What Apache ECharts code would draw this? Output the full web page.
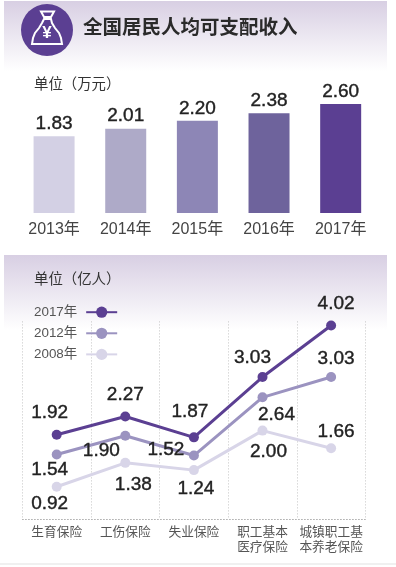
<!DOCTYPE html>
<html><head><meta charset="utf-8">
<style>html,body{margin:0;padding:0;background:#fff}#c{width:396px;height:567px}</style>
<script src="https://cdn.jsdelivr.net/npm/echarts@6/dist/echarts.min.js"></script>
</head><body><div id="c"></div>
<script>
var years = ['2013年','2014年','2015年','2016年','2017年'];
var income = [1.83,2.01,2.20,2.38,2.60];
var incomeLabels = ['1.83','2.01','2.20','2.38','2.60'];
var barColors = ['#d3d0e4','#aeaac8','#8d86b6','#6e639c','#5b3f92'];
var insurance = ['生育保险','工伤保险','失业保险','职工基本\n医疗保险','城镇职工基\n本养老保险'];
var people2017 = [1.92,2.27,1.87,3.03,4.02];
var people2012 = [1.54,1.90,1.52,2.64,3.03];
var people2008 = [0.92,1.38,1.24,2.00,1.66];
var offsets2017 = [[-7,-22],[0,-22],[-4,-26],[-10,-19],[5,-22]];
var offsets2012 = [[-7,15],[-24,15],[-28,-6],[14,17],[5,-18]];
var offsets2008 = [[-7,17],[8,22],[2,19],[6,21],[5,-17]];
var FONT = '"Liberation Sans","Noto Sans CJK SC",sans-serif';
var CJK = '"Noto Sans CJK SC","Liberation Sans",sans-serif';

function lineSeries(name, values, offsets, color){
  return {
    name:name, type:'line', xAxisIndex:1, yAxisIndex:1, symbol:'circle', symbolSize:10,
    lineStyle:{color:color,width:3}, itemStyle:{color:color}, silent:true,
    data: values.map(function(v,i){
      return {value:v, label:{show:true, position:'inside', offset:offsets[i],
        formatter:v.toFixed(2), fontFamily:FONT, fontSize:19, color:'#222',
        textBorderColor:'#222', textBorderWidth:0.4}};
    })
  };
}
function band(y,h){
  return {type:'rect', z:-10, shape:{x:4,y:y,width:383,height:h},
    style:{fill:new echarts.graphic.LinearGradient(0,0,0,1,[{offset:0,color:'#d8cfe3'},{offset:1,color:'#ffffff'}])}};
}
var chart = echarts.init(document.getElementById('c'),null,{renderer:'canvas'});
chart.setOption({
  animation:false, backgroundColor:'#fff',
  grid:[
    {left:18.25,width:358.25,top:104,height:109},
    {left:22.4,width:343,top:321.4,height:197.6}
  ],
  xAxis:[
    {gridIndex:0,type:'category',data:years,axisLine:{show:false},axisTick:{show:false},
      axisLabel:{margin:9,fontFamily:FONT,fontSize:16,color:'#444',interval:0}},
    {gridIndex:1,type:'category',data:insurance,
      axisLine:{lineStyle:{color:'#b5b5b5',type:[1,2],width:1}},axisTick:{show:false},
      splitLine:{show:true,interval:0,lineStyle:{color:'#c4c4c4',type:[1,2],width:1}},
      axisLabel:{margin:5,fontFamily:CJK,fontSize:12.7,lineHeight:15,color:'#555',interval:0}}
  ],
  yAxis:[
    {gridIndex:0,type:'value',min:0,max:2.6,show:false},
    {gridIndex:1,type:'value',min:0.3,max:4.1,show:false}
  ],
  legend:{left:34,top:305.5,padding:0,orient:'vertical',align:'right',itemWidth:31,itemHeight:14,itemGap:7.7,
    data:['2017年','2012年','2008年'],textStyle:{fontFamily:FONT,fontSize:13.4,color:'#555',padding:[0,4,0,0]}},
  series:[
    {type:'bar',xAxisIndex:0,yAxisIndex:0,barWidth:41,silent:true,
      data:income.map(function(v,i){return {value:v,itemStyle:{color:barColors[i]}};}),
      label:{show:true,position:'top',distance:3,fontFamily:FONT,fontSize:19,color:'#222',
        textBorderColor:'#222',textBorderWidth:0.4,
        formatter:function(p){return incomeLabels[p.dataIndex];}}},
    lineSeries('2008年',people2008,offsets2008,'#d8d5e8'),
    lineSeries('2012年',people2012,offsets2012,'#9b93c0'),
    lineSeries('2017年',people2017,offsets2017,'#5b3f92')
  ],
  graphic:[
    band(1,70), band(255,75),
    {type:'rect',z:-9,shape:{x:0,y:563.5,width:396,height:1},style:{fill:'#e2e2e2'}},
    {type:'circle',z:10,shape:{cx:47,cy:30,r:26},style:{fill:'#5b3f92'}},
    {type:'polygon',z:11,shape:{points:[[41,11.5],[54,11.5],[51,17],[44,17]]},style:{fill:'none',stroke:'#fff',lineWidth:2}},
    {type:'polygon',z:11,shape:{points:[[44,19],[51,19],[52,23],[55,28],[59,33],[61,38],[62,44],[32,44],[33,38],[35,33],[39,28],[42,23]]},style:{fill:'none',stroke:'#fff',lineWidth:2}},
    {type:'text',z:11,x:47,y:33,style:{text:'¥',fontFamily:FONT,fontSize:17,fontWeight:'bold',fill:'#fff',align:'center',verticalAlign:'middle'}},
    {type:'text',z:11,x:83,y:27,style:{text:'全国居民人均可支配收入',fontFamily:CJK,fontSize:19.5,fontWeight:'bold',fill:'#2a2a2a',align:'left',verticalAlign:'middle'}},
    {type:'text',z:11,x:34,y:84,style:{text:'单位（万元）',fontFamily:CJK,fontSize:14.4,fill:'#333',align:'left',verticalAlign:'middle'}},
    {type:'text',z:11,x:34,y:279,style:{text:'单位（亿人）',fontFamily:CJK,fontSize:14.4,fill:'#333',align:'left',verticalAlign:'middle'}}
  ]
});
</script></body></html>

▶ [The exercise]:
Leave the pictures out and output the rest of the listing exactly.

▶ [Task answer]:
What Apache ECharts code would draw this? Output the full web page.
<!DOCTYPE html>
<html><head><meta charset="utf-8">
<style>html,body{margin:0;padding:0;background:#fff}#c{width:396px;height:567px}</style>
<script src="https://cdn.jsdelivr.net/npm/echarts@6/dist/echarts.min.js"></script>
</head><body><div id="c"></div>
<script>
var years = ['2013年','2014年','2015年','2016年','2017年'];
var income = [1.83,2.01,2.20,2.38,2.60];
var incomeLabels = ['1.83','2.01','2.20','2.38','2.60'];
var barColors = ['#d3d0e4','#aeaac8','#8d86b6','#6e639c','#5b3f92'];
var insurance = ['生育保险','工伤保险','失业保险','职工基本\n医疗保险','城镇职工基\n本养老保险'];
var people2017 = [1.92,2.27,1.87,3.03,4.02];
var people2012 = [1.54,1.90,1.52,2.64,3.03];
var people2008 = [0.92,1.38,1.24,2.00,1.66];
var offsets2017 = [[-7,-22],[0,-22],[-4,-26],[-10,-19],[5,-22]];
var offsets2012 = [[-7,15],[-24,15],[-28,-6],[14,17],[5,-18]];
var offsets2008 = [[-7,17],[8,22],[2,19],[6,21],[5,-17]];
var FONT = '"Liberation Sans","Noto Sans CJK SC",sans-serif';
var CJK = '"Noto Sans CJK SC","Liberation Sans",sans-serif';

function lineSeries(name, values, offsets, color){
  return {
    name:name, type:'line', xAxisIndex:1, yAxisIndex:1, symbol:'circle', symbolSize:10,
    lineStyle:{color:color,width:3}, itemStyle:{color:color}, silent:true,
    data: values.map(function(v,i){
      return {value:v, label:{show:true, position:'inside', offset:offsets[i],
        formatter:v.toFixed(2), fontFamily:FONT, fontSize:19, color:'#222',
        textBorderColor:'#222', textBorderWidth:0.4}};
    })
  };
}
function band(y,h){
  return {type:'rect', z:-10, shape:{x:4,y:y,width:383,height:h},
    style:{fill:new echarts.graphic.LinearGradient(0,0,0,1,[{offset:0,color:'#d8cfe3'},{offset:1,color:'#ffffff'}])}};
}
var chart = echarts.init(document.getElementById('c'),null,{renderer:'canvas'});
chart.setOption({
  animation:false, backgroundColor:'#fff',
  grid:[
    {left:18.25,width:358.25,top:104,height:109},
    {left:22.4,width:343,top:321.4,height:197.6}
  ],
  xAxis:[
    {gridIndex:0,type:'category',data:years,axisLine:{show:false},axisTick:{show:false},
      axisLabel:{margin:9,fontFamily:FONT,fontSize:16,color:'#444',interval:0}},
    {gridIndex:1,type:'category',data:insurance,
      axisLine:{lineStyle:{color:'#b5b5b5',type:[1,2],width:1}},axisTick:{show:false},
      splitLine:{show:true,interval:0,lineStyle:{color:'#c4c4c4',type:[1,2],width:1}},
      axisLabel:{margin:5,fontFamily:CJK,fontSize:12.7,lineHeight:15,color:'#555',interval:0}}
  ],
  yAxis:[
    {gridIndex:0,type:'value',min:0,max:2.6,show:false},
    {gridIndex:1,type:'value',min:0.3,max:4.1,show:false}
  ],
  legend:{left:34,top:305.5,padding:0,orient:'vertical',align:'right',itemWidth:31,itemHeight:14,itemGap:7.7,
    data:['2017年','2012年','2008年'],textStyle:{fontFamily:FONT,fontSize:13.4,color:'#555',padding:[0,4,0,0]}},
  series:[
    {type:'bar',xAxisIndex:0,yAxisIndex:0,barWidth:41,silent:true,
      data:income.map(function(v,i){return {value:v,itemStyle:{color:barColors[i]}};}),
      label:{show:true,position:'top',distance:3,fontFamily:FONT,fontSize:19,color:'#222',
        textBorderColor:'#222',textBorderWidth:0.4,
        formatter:function(p){return incomeLabels[p.dataIndex];}}},
    lineSeries('2008年',people2008,offsets2008,'#d8d5e8'),
    lineSeries('2012年',people2012,offsets2012,'#9b93c0'),
    lineSeries('2017年',people2017,offsets2017,'#5b3f92')
  ],
  graphic:[
    band(1,70), band(255,75),
    {type:'rect',z:-9,shape:{x:0,y:563.5,width:396,height:1},style:{fill:'#e2e2e2'}},
    {type:'circle',z:10,shape:{cx:47,cy:30,r:26},style:{fill:'#5b3f92'}},
    {type:'polygon',z:11,shape:{points:[[41,11.5],[54,11.5],[51,17],[44,17]]},style:{fill:'none',stroke:'#fff',lineWidth:2}},
    {type:'polygon',z:11,shape:{points:[[44,19],[51,19],[52,23],[55,28],[59,33],[61,38],[62,44],[32,44],[33,38],[35,33],[39,28],[42,23]]},style:{fill:'none',stroke:'#fff',lineWidth:2}},
    {type:'text',z:11,x:47,y:33,style:{text:'¥',fontFamily:FONT,fontSize:17,fontWeight:'bold',fill:'#fff',align:'center',verticalAlign:'middle'}},
    {type:'text',z:11,x:83,y:27,style:{text:'全国居民人均可支配收入',fontFamily:CJK,fontSize:19.5,fontWeight:'bold',fill:'#2a2a2a',align:'left',verticalAlign:'middle'}},
    {type:'text',z:11,x:34,y:84,style:{text:'单位（万元）',fontFamily:CJK,fontSize:14.4,fill:'#333',align:'left',verticalAlign:'middle'}},
    {type:'text',z:11,x:34,y:279,style:{text:'单位（亿人）',fontFamily:CJK,fontSize:14.4,fill:'#333',align:'left',verticalAlign:'middle'}}
  ]
});
</script></body></html>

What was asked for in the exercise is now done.